Quatre arrêts rendus le 7 février 2024 par la chambre criminelle confirment les tendances répressives en contentieux pénal douanier.
- L’arrêt rendu concernant un pourvoi n° 22-482.261 énonce qu’une demande d’annulation fondée sur un contrôle irrégulièrement conduit dans le cadre de l’ancien article 60 du Code des douanes ne peut être formulée que par la personne contrôlée.

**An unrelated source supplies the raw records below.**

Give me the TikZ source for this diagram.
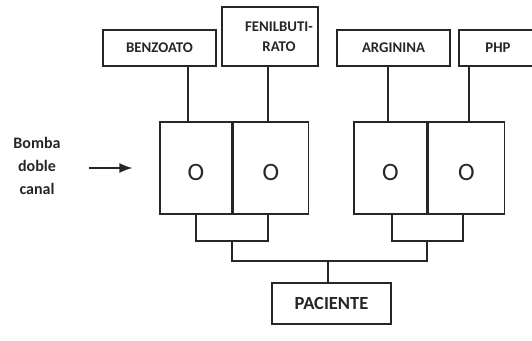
\documentclass[tikz,border=0pt]{standalone}
\usepackage{fontspec}
\setmainfont{Carlito}
\usetikzlibrary{positioning, arrows.meta}

\begin{document}
\begin{tikzpicture}[
  x=1pt, y=-1pt,
  color=black!85, line width=1.3pt,
  txt/.style={font=\fontsize{14.8}{20}\selectfont\bfseries, align=center, inner sep=0pt},
  lbl/.style={txt, draw, minimum height=36pt},
  pump/.style={draw, minimum height=92pt, inner sep=0pt},
  ring/.style={font=\fontsize{25}{26}\selectfont, inner sep=0pt},
  arrow/.style={-{Latex[length=13pt,width=10pt]}},
]
\useasboundingbox (0,0) rectangle (532,340);

% substances on top
\node[lbl, minimum width=113pt] (benz) at (159.5,48) {BENZOATO};
\node[lbl, minimum width=96pt, minimum height=59pt] (fenil) at (270,36.5) {};
\node[txt] (fentxt) at ([xshift=9pt]fenil.center) {FENILBUTI-\\RATO};
\node[lbl, minimum width=113pt] (arg) at (393.5,48) {ARGININA};
\node[lbl, minimum width=78pt] (php) at (498,48) {PHP};

% pumps
\node[pump, minimum width=72pt] (p1) at (196,168) {};
\node[pump, minimum width=75pt, right=0pt of p1] (p2) {};
\node[pump, minimum width=73pt] (p3) at (390.5,168) {};
\node[pump, minimum width=76pt, right=0pt of p3] (p4) {};
\foreach \p in {p1,p2,p3,p4}
  \node[ring] (o-\p) at ([yshift=-4pt]\p.center) {O};

\node[font=\fontsize{16}{23}\selectfont\bfseries, align=center, inner sep=0pt] (bomba) at (37,166) {Bomba\\doble\\canal};
\draw[arrow, shorten <=28pt, shorten >=27pt] (bomba.east |- p1.west) -- (p1.west);

\node[lbl, font=\fontsize{18.5}{22}\selectfont\bfseries, minimum width=119pt, minimum height=41pt] (pac) at (331.5,303.5) {PACIENTE};

% feeds
\coordinate (t1) at (188,0);
\coordinate (t2) at (268,0);
\coordinate (t3) at (388,0);
\coordinate (t4) at (469,0);
\draw (benz.south -| t1) -- (p1.north -| t1);
\draw (fenil.south -| t2) -- (p2.north -| t2);
\draw (arg.south -| t3) -- (p3.north -| t3);
\draw (php.south -| t4) -- (p4.north -| t4);

% outlets
\coordinate (b1) at (196,241);
\coordinate (b2) at (268,241);
\coordinate (b3) at (392,241);
\coordinate (b4) at (463,241);
\coordinate (m1) at (232,261);
\coordinate (m2) at (427,261);
\coordinate (pc) at (328,261);
\draw (p1.south -| b1) -- (b1) -- (b2) -- (p2.south -| b2);
\draw (p3.south -| b3) -- (b3) -- (b4) -- (p4.south -| b4);
\draw (m1 |- b1) -- (m1) -- (m2) -- (m2 |- b3);
\draw (pc) -- (pac.north -| pc);
\end{tikzpicture}
\end{document}
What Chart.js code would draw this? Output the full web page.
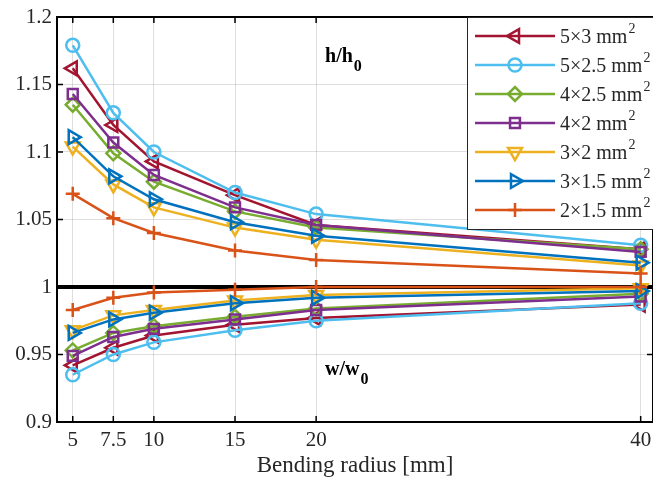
<!DOCTYPE html>
<html>
<head>
<meta charset="utf-8">
<script src="https://cdn.jsdelivr.net/npm/chart.js@4.4.0/dist/chart.umd.min.js"></script>
<style>
  body { margin: 0; background: #fff; }
  canvas { display: block; }
</style>
</head>
<body>
<canvas id="myChart" width="653" height="480"></canvas>
<script>
// bending radius [mm]
const radius = [5, 7.5, 10, 15, 20, 40];
const yTicks = [0.9, 0.95, 1, 1.05, 1.1, 1.15, 1.2];

// cross sections (legend order)
const sections = ['5×3', '5×2.5', '4×2.5', '4×2', '3×2', '3×1.5', '2×1.5'];

// thickness ratio h/h0
const h5x3   = [1.162, 1.120, 1.093, 1.068, 1.046, 1.028];
const h5x25  = [1.179, 1.129, 1.100, 1.070, 1.054, 1.031];
const h4x25  = [1.135, 1.099, 1.078, 1.056, 1.044, 1.028];
const h4x2   = [1.143, 1.107, 1.083, 1.059, 1.046, 1.026];
const h3x2   = [1.104, 1.076, 1.059, 1.044, 1.035, 1.016];
const h3x15  = [1.111, 1.082, 1.065, 1.048, 1.038, 1.018];
const h2x15  = [1.069, 1.051, 1.040, 1.027, 1.020, 1.010];

// width ratio w/w0
const w5x3   = [0.942, 0.955, 0.964, 0.972, 0.977, 0.987];
const w5x25  = [0.935, 0.950, 0.959, 0.968, 0.975, 0.988];
const w4x25  = [0.953, 0.966, 0.971, 0.978, 0.984, 0.995];
const w4x2   = [0.949, 0.963, 0.969, 0.976, 0.983, 0.993];
const w3x2   = [0.968, 0.979, 0.983, 0.990, 0.994, 0.999];
const w3x15  = [0.966, 0.976, 0.981, 0.988, 0.992, 0.997];
const w2x15  = [0.983, 0.992, 0.996, 0.998, 1.000, 1.000];

const hSeries = [h5x3, h5x25, h4x25, h4x2, h3x2, h3x15, h2x15];
const wSeries = [w5x3, w5x25, w4x25, w4x2, w3x2, w3x15, w2x15];

// matlab-ish colours and markers
const colors = ['#A2142F', '#4DBEEE', '#77AC30', '#7E2F8E', '#EDB120', '#0072BD', '#D95319'];
const markers = [
  { pointStyle: 'triangle', rotation: -90, radius: 8 },
  { pointStyle: 'circle', rotation: 0, radius: 6.5 },
  { pointStyle: 'rectRot', rotation: 0, radius: 7 },
  { pointStyle: 'rect', rotation: 0, radius: 7 },
  { pointStyle: 'triangle', rotation: 180, radius: 8 },
  { pointStyle: 'triangle', rotation: 90, radius: 8 },
  { pointStyle: 'cross', rotation: 0, radius: 7 }
];

const FONT = '"Liberation Serif", "Times New Roman", serif';
const INK = '#262626';

function makeSet(values, i, label) {
  const m = markers[i];
  return {
    label: label,
    data: values.map((v, k) => ({ x: radius[k], y: v })),
    borderColor: colors[i],
    backgroundColor: colors[i],
    borderWidth: 2.5,
    pointStyle: m.pointStyle,
    pointRotation: m.rotation,
    pointRadius: m.radius,
    pointBorderWidth: 2.5,
    pointBorderColor: colors[i],
    pointBackgroundColor: 'rgba(0,0,0,0)',
    tension: 0,
    order: sections.length - 1 - i
  };
}

const datasets = [];
sections.forEach((s, i) => {
  datasets.push(makeSet(hSeries[i], i, s + ' h'));
  datasets.push(makeSet(wSeries[i], i, s + ' w'));
});

function drawMarker(ctx, i, x, y) {
  const m = markers[i];
  ctx.save();
  ctx.strokeStyle = colors[i];
  ctx.fillStyle = 'rgba(0,0,0,0)';
  ctx.lineWidth = 2.5;
  Chart.helpers.drawPoint(ctx, {
    pointStyle: m.pointStyle, rotation: m.rotation, radius: m.radius, borderWidth: 2.5
  }, x, y);
  ctx.restore();
}

// box, inward ticks, y=1 line, ratio labels and legend
const framePlugin = {
  id: 'frame',
  beforeDatasetsDraw(chart) {
    const { ctx, chartArea: a, scales: { y } } = chart;
    const y1 = y.getPixelForValue(1);
    ctx.save();
    ctx.strokeStyle = '#000';
    ctx.lineWidth = 4;
    ctx.beginPath();
    ctx.moveTo(a.left, y1);
    ctx.lineTo(a.right, y1);
    ctx.stroke();
    ctx.restore();
  },
  afterDatasetsDraw(chart) {
    const { ctx, chartArea: a, scales: { x, y } } = chart;
    ctx.save();
    ctx.strokeStyle = '#000';
    ctx.lineWidth = 2;
    ctx.strokeRect(a.left, a.top, a.right - a.left, a.bottom - a.top);

    ctx.lineWidth = 1.5;
    ctx.beginPath();
    radius.forEach(v => {
      const px = x.getPixelForValue(v);
      ctx.moveTo(px, a.bottom); ctx.lineTo(px, a.bottom - 6);
      ctx.moveTo(px, a.top); ctx.lineTo(px, a.top + 6);
    });
    yTicks.forEach(v => {
      const py = y.getPixelForValue(v);
      ctx.moveTo(a.left, py); ctx.lineTo(a.left + 6, py);
      ctx.moveTo(a.right, py); ctx.lineTo(a.right - 6, py);
    });
    ctx.stroke();

    // ratio labels
    const ratioLabel = (base, xv, yv) => {
      const px = x.getPixelForValue(xv);
      const py = y.getPixelForValue(yv);
      ctx.fillStyle = '#000';
      ctx.textAlign = 'left';
      ctx.textBaseline = 'alphabetic';
      ctx.font = 'bold 20px ' + FONT;
      ctx.fillText(base, px, py);
      const w = ctx.measureText(base).width;
      ctx.font = 'bold 16px ' + FONT;
      ctx.fillText('0', px + w + 1, py + 9);
    };
    ratioLabel('h/h', 20.55, 1.167);
    ratioLabel('w/w', 20.55, 0.935);

    // legend
    const lx = 467, ly = 17, lw = 190, lh = 212;
    ctx.fillStyle = '#fff';
    ctx.fillRect(lx, ly, lw, lh);
    ctx.strokeStyle = INK;
    ctx.lineWidth = 1;
    ctx.strokeRect(lx + 0.5, ly + 0.5, lw, lh);
    sections.forEach((s, i) => {
      const cy = 36 + i * 29;
      ctx.strokeStyle = colors[i];
      ctx.lineWidth = 2.5;
      ctx.beginPath();
      ctx.moveTo(475, cy);
      ctx.lineTo(555, cy);
      ctx.stroke();
      drawMarker(ctx, i, 515, cy);
      ctx.fillStyle = INK;
      ctx.textAlign = 'left';
      ctx.textBaseline = 'alphabetic';
      ctx.font = '20px ' + FONT;
      const txt = s + ' mm';
      ctx.fillText(txt, 560, cy + 7);
      const tw = ctx.measureText(txt).width;
      ctx.font = '14px ' + FONT;
      ctx.fillText('2', 560 + tw + 1, cy - 3);
    });
    ctx.restore();
  }
};

const ctx = document.getElementById('myChart').getContext('2d');
const myChart = new Chart(ctx, {
  type: 'line',
  data: { datasets: datasets },
  options: {
    responsive: false,
    animation: false,
    layout: { autoPadding: false, padding: { top: 17, right: 0, left: 0, bottom: 0 } },
    plugins: {
      legend: { display: false },
      tooltip: { enabled: false }
    },
    scales: {
      x: {
        type: 'linear',
        min: 4.03,
        max: 40.76,
        afterBuildTicks: scale => { scale.ticks = radius.map(v => ({ value: v })); },
        afterFit: scale => {
          scale.height = 58;
          scale.paddingLeft = 0;
          scale.paddingRight = 0;
        },
        grid: { color: 'rgba(0,0,0,0.13)', lineWidth: 1, drawTicks: false },
        border: { display: false },
        ticks: {
          color: INK,
          padding: 6,
          maxRotation: 0,
          font: { family: FONT, size: 21 },
          callback: v => String(v)
        },
        title: {
          display: true,
          text: 'Bending radius [mm]',
          color: INK,
          padding: { top: 0, bottom: 0 },
          font: { family: FONT, size: 23 }
        }
      },
      y: {
        min: 0.9,
        max: 1.2,
        afterBuildTicks: scale => { scale.ticks = yTicks.map(v => ({ value: v })); },
        afterFit: scale => {
          scale.width = 57;
          scale.paddingTop = 0;
          scale.paddingBottom = 0;
        },
        grid: { color: 'rgba(0,0,0,0.13)', lineWidth: 1, drawTicks: false },
        border: { display: false },
        ticks: {
          color: INK,
          padding: 5,
          font: { family: FONT, size: 21 },
          callback: v => String(+v.toFixed(2))
        }
      }
    }
  },
  plugins: [framePlugin]
});
</script>
</body>
</html>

- Concernant un pourvoi n° 22-83.778, la décision rappelle la jurisprudence très sévère de la Cour de cassation pour admettre la bonne foi (« fait justificatif » permettant la relaxe). Un arrêt indulgent de Cour d’appel a été cassé, dès lors que le juge du fond avait relaxé le prévenu « sans relever que les prévenus ont établi leur bonne foi en rapportant la preuve de diligences effectuées pour s’assurer de la nature des marchandises transportées, avant même d’en prendre possession. » (cf. également en ce sens les arrêts des 22 mars 2023 (21-87.028) et 5 avril 2023 (22-83.427), à notre Lettre d’information n° 48- mai-juin 2023)
- La troisième décision (pourvoi n° 22.87.426, publiée au Bulletin) rappelle, en matière de manquement à l’obligation déclarative, que le juge qui prononce un amende « doit également motiver sa décision au regard de l’ampleur et de la gravité de l’infraction commise ainsi que de la personnalité de son auteur, quel que soit le montant de l’amende qu’il retient.»
- Enfin dans une affaire de contrefaçon (pourvoi n° 22-83.659, publiée au Bulletin), l’arrêt d’appel est censuré car le juge a retenu des informations communiquées dans une note en délibéré apparemment convaincante sur l’impécuniosité du prévenu… mais semble-t-il non remise à la Douane. De plus, l’arrêt a été cassé car l’amende tenait compte de la situation financière du prévenu, qui n’est pas un des critères prévus par l’article 369 du Code des douanes (Cf. la Lettre n’46 précitée).